As a consequence, the Japanese government authorized a currency purchasing intervention for the first time in 24 years as soon as the BOJ made its decision since the yen’s decline raced to breach the crucial ¥145 line. The intervention briefly raised the yen’s exchange rate to the ¥140 level.

Leaders’ statement about Japanese monetary policy
In a hastily scheduled new meeting in the second half of September, Finance Minister Shunichi Suzuki said that, “In principle, exchange rates should be decided in the markets, but we cannot tolerate repeated rapid fluctuations caused by speculative moves.” This statement responded to the question of why the government intervened. Furthermore, Suzuki said the government will closely monitor the situation and will take necessary actions against excessive rate swings.
In addition, the minister also declined to provide details when asked if Japan took out the intervention without working with the United States, stating that Japan has been in continuous contact with foreign currency authorities. He also withheld information on the scope of the intervention, only stating that it had “a certain level of effect” this time.
Parties’ Reaction
In the meantime, the BOJ made the highly anticipated announcement that it will maintain its ultra-loose monetary policy, which includes keeping short-term rates at minus 0.1% and buying Japanese government debt to support the 0.25% cap on 10-year JGB yields.
Prior to the BOJ’s announcement, the U.S. Federal Reserve made its decision to impose a third consecutive rate hike of 75 basis points in an attempt to manage inflation while indicating that it will maintain a hawkish monetary policy for the present.
Also earlier this month, the European Central Bank increased interest rates by 75 basis points, the largest single increase in its history. Besides, the Swiss National Bank opted to discontinue its negative policy interest rate, leaving the BOJ as the last remaining central bank with a negative rate.

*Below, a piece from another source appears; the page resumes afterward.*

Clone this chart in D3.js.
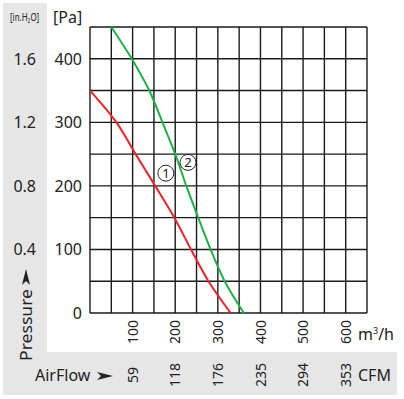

Because of the growing policy divergence between the BOJ and other central banks, the yen’s value has trended downward, although it has fallen by as much as ¥30 this year.
The rapidly depreciating yen has exerted negative impacts on the Japanese economy since it has driven up import expenses on top of already high commodity prices, forcing many businesses to pass those costs on to customers.
This is demonstrated by the fact that, even after discounting the effects of increases in sales taxes, consumer prices in Japan rose at the quickest rate in 31 years in August, at 2.8% year over year, except for fresh food.
Conclusion
The government has increased its alertness and hinted at the prospect of intervening in the currency market as a result of the sharp decline. However, Japan has capitalized on the yen’s devaluation to promote the travel industry. This country, in particular, relaxes border control measures to welcome more foreign tourists, beginning next month (November 2022) with the announcement that inbound travelers from over 70 countries and areas will no longer require visas for tourism.